Contrairement au reste du dossier, le manuel d'élimination et le rapport sur la BPI sont enracinés dans une pratique concrète. Le service du retraitement est une innovation originale dans la bibliothéconomie française. C'est, à notre connaissance, le premier service de révision critique permanente des collections existant en France. Il y a là un modèle à imiter. Les auteurs nous proposent des procédures simples, souples, dénuées de tout a priori et de toute vue étroite. Ces deux textes aimables sauvent le dossier et en justifient la publication.

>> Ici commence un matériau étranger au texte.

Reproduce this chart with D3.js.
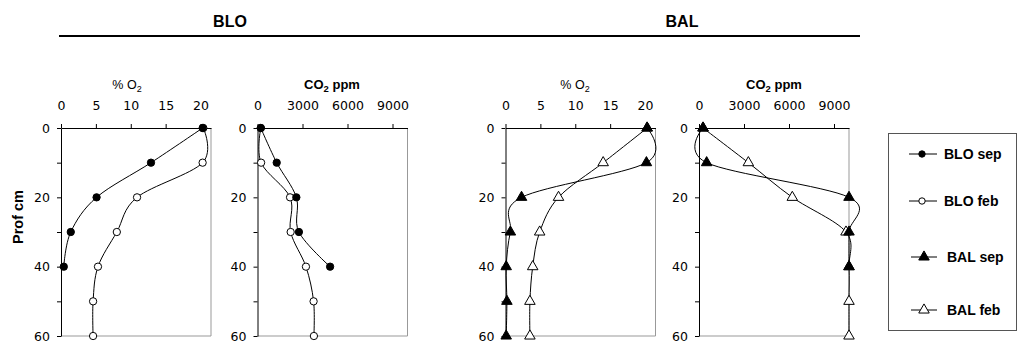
<!DOCTYPE html>
<html>
<head>
<meta charset="utf-8">
<script src="https://cdn.jsdelivr.net/npm/d3@7"></script>
<style>
  body { margin: 0; background: #fff; }
  svg { display: block; }
  .tick text { font-family: "DejaVu Sans", sans-serif; font-size: 12.5px; fill: #000; }
  .tick line { stroke: #000; }
  .domain { stroke: #000; }
</style>
</head>
<body>
<svg width="1019" height="343"></svg>
<script>
// depths (cm)
var depths = [0, 10, 20, 30, 40, 50, 60];

// O2 (%) values
var bloSepO2 = [20.3, 12.9, 5.1, 1.4, 0.4];
var bloFebO2 = [20.4, 20.3, 10.9, 8.0, 5.3, 4.6, 4.6];
var balSepO2 = [20.3, 20.2, 2.3, 0.7, 0.1, 0.2, 0.1];
var balFebO2 = [20.3, 14.0, 7.6, 4.9, 3.9, 3.5, 3.5];

// CO2 (ppm) values
var bloSepCO2 = [220, 1280, 2590, 2760, 4840];
var bloFebCO2 = [220, 240, 2170, 2210, 3230, 3740, 3760];
var balSepCO2 = [270, 510, 10000, 10000, 10000];
var balFebCO2 = [270, 3290, 6220, 9800, 10000, 10000, 10000];

var o2Ticks = [0, 5, 10, 15, 20];
var co2Ticks = [0, 3000, 6000, 9000];
var depthTicks = [0, 10, 20, 30, 40, 50, 60];

var svg = d3.select("svg");

var y = d3.scaleLinear().domain([0, 60]).range([128, 336]);

function toPoints(vals) {
  return vals.map(function(v, i) { return { v: v, d: depths[i] }; });
}

// the four panels
var panels = [
  { left: 61, dom: [0, 21.5], ticks: o2Ticks, title: "o2", tx: 127,
    series: [{ vals: bloSepO2, m: "circle", fill: "#000" }, { vals: bloFebO2, m: "circle", fill: "#fff" }] },
  { left: 257.5, dom: [0, 10000], ticks: co2Ticks, title: "co2", tx: 332,
    series: [{ vals: bloSepCO2, m: "circle", fill: "#000" }, { vals: bloFebCO2, m: "circle", fill: "#fff" }] },
  { left: 505.5, dom: [0, 21.5], ticks: o2Ticks, title: "o2", tx: 575,
    series: [{ vals: balSepO2, m: "triangle", fill: "#000" }, { vals: balFebO2, m: "triangle", fill: "#fff" }] },
  { left: 699, dom: [0, 10000], ticks: co2Ticks, title: "co2", tx: 774,
    series: [{ vals: balSepCO2, m: "triangle", fill: "#000" }, { vals: balFebCO2, m: "triangle", fill: "#fff" }] }
];

var pw = 150;

panels.forEach(function(p) {
  var x = d3.scaleLinear().domain(p.dom).range([p.left, p.left + pw]);
  var g = svg.append("g");

  // gray frame on right and bottom
  g.append("line").attr("x1", p.left + pw).attr("x2", p.left + pw)
    .attr("y1", y(0)).attr("y2", y(60)).attr("stroke", "#999");
  g.append("line").attr("x1", p.left).attr("x2", p.left + pw)
    .attr("y1", y(60)).attr("y2", y(60)).attr("stroke", "#999");

  g.append("g").attr("transform", "translate(0," + y(0) + ")")
    .call(d3.axisTop(x).tickValues(p.ticks).tickSize(4).tickSizeOuter(0).tickPadding(14)
      .tickFormat(d3.format("d")))
    .call(function(a) { a.selectAll(".tick text").attr("dy", "0"); });

  g.append("g").attr("transform", "translate(" + p.left + ",0)")
    .call(d3.axisLeft(y).tickValues(depthTicks).tickSize(4).tickSizeOuter(0).tickPadding(7)
      .tickFormat(function(d) { return d % 20 === 0 ? d : ""; }));

  g.selectAll(".domain").attr("stroke", "#000");

  // axis title
  var t = g.append("text").attr("x", p.tx).attr("y", 89).attr("text-anchor", "middle")
    .style("font-family", "Liberation Sans, Arial, sans-serif");
  if (p.title === "o2") {
    t.style("font-size", "12.5px");
    t.append("tspan").text("% O");
    t.append("tspan").attr("dy", 3).style("font-size", "9px").text("2");
  } else {
    t.style("font-size", "13px").style("font-weight", "bold");
    t.append("tspan").text("CO");
    t.append("tspan").attr("dy", 3).style("font-size", "9.5px").text("2");
    t.append("tspan").attr("dy", -3).text(" ppm");
  }

  // smoothed lines, like the spreadsheet's smoothing
  var line = d3.line()
    .x(function(d) { return x(d.v); })
    .y(function(d) { return y(d.d); })
    .curve(d3.curveCardinal.tension(0));

  p.series.forEach(function(s) {
    var pts = toPoints(s.vals);
    g.append("path").attr("d", line(pts)).attr("fill", "none")
      .attr("stroke", "#000").attr("stroke-width", 1);
  });
  // markers: open series first, filled on top
  p.series.slice().reverse().forEach(function(s) {
    var pts = toPoints(s.vals);
    var sym = d3.symbol().type(s.m === "circle" ? d3.symbolCircle : d3.symbolTriangle)
      .size(s.m === "circle" ? 42 : 48);
    g.selectAll(null).data(pts).enter().append("path")
      .attr("d", sym)
      .attr("transform", function(d) { return "translate(" + x(d.v) + "," + y(d.d) + ")"; })
      .attr("fill", s.fill).attr("stroke", "#000").attr("stroke-width", 1);
  });
});

// y axis title
svg.append("text")
  .attr("transform", "translate(23,217) rotate(-90)")
  .attr("text-anchor", "middle")
  .style("font-family", "Liberation Sans, Arial, sans-serif")
  .style("font-size", "14.5px").style("font-weight", "bold")
  .text("Prof cm");

// site titles and rule
svg.append("text").attr("x", 230).attr("y", 27).attr("text-anchor", "middle")
  .style("font-family", "Liberation Sans, Arial, sans-serif")
  .style("font-size", "16px").style("font-weight", "bold").text("BLO");
svg.append("text").attr("x", 682).attr("y", 27).attr("text-anchor", "middle")
  .style("font-family", "Liberation Sans, Arial, sans-serif")
  .style("font-size", "16px").style("font-weight", "bold").text("BAL");
svg.append("line").attr("x1", 59).attr("x2", 860).attr("y1", 36).attr("y2", 36)
  .attr("stroke", "#000").attr("stroke-width", 2);

// legend
var legendNames = ["BLO sep", "BLO feb", "BAL sep", "BAL feb"];
var legendMarks = ["circle", "circle", "triangle", "triangle"];
var legendFills = ["#000", "#fff", "#000", "#fff"];
var legendY = [154, 201, 257, 310];

svg.append("rect").attr("x", 888.5).attr("y", 133.5).attr("width", 128).attr("height", 197)
  .attr("fill", "none").attr("stroke", "#555");

legendNames.forEach(function(name, i) {
  var lx = i < 2 ? 909 : 911;
  svg.append("line").attr("x1", lx).attr("x2", 937).attr("y1", legendY[i]).attr("y2", legendY[i])
    .attr("stroke", "#000");
  var sym = d3.symbol().type(legendMarks[i] === "circle" ? d3.symbolCircle : d3.symbolTriangle)
    .size(legendMarks[i] === "circle" ? 32 : 48);
  svg.append("path").attr("d", sym)
    .attr("transform", "translate(" + (lx + 13) + "," + legendY[i] + ")")
    .attr("fill", legendFills[i]).attr("stroke", "#000");
  svg.append("text").attr("x", i < 2 ? 944 : 947).attr("y", legendY[i] + 5)
    .style("font-family", "Liberation Sans, Arial, sans-serif")
    .style("font-size", "14px").style("font-weight", "bold").text(name);
});
</script>
</body>
</html>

Nous avons plaisir à l'écrire et nous conseillons vivement à Françoise Gaudet et à Claudine Lieber de les remettre en chantier, de les étoffer en précisant et en modulant les procédures, et de les proposer à un éditeur de manuels bibliothéconomiques. Si elles le font, elles contribueront à l'amélioration des bibliothèques françaises de lecture publique. Enfermé dans un dossier doté d'un titre ambigu qui ne peut retenir l'attention des professionnels, leur message n'aura, dans sa forme actuelle, aucune diffusion utile. Le dossier, qui reproduit en offset 56 pages d'un texte dactylographié, est en effet vendu à un prix prohibitif: 215 francs, c'est-à-dire près de 4 francs la page. Si l'on en croit une information donnée par le BBF (1985, p. 421), ce prix s'explique par le faible tirage des dossiers techniques de la BPI (200 exemplaires). Un tel malthusianisme éditorial est un obstacle majeur à la diffusion de l'information et de l'innovation. Lorsqu'il traite un sujet d'intérêt commun aussi important que l'élimination, un établissement public national ne peut se permettre une édition confidentielle et injustifiable sur le plan économique. C'est là une invitation permanente au photocopiage et à la contrefaçon. L'image de marque de la BPI gagnerait à une révision de sa politique éditoriale, qui doit être mise au service de l'ensemble de la communauté professionnelle.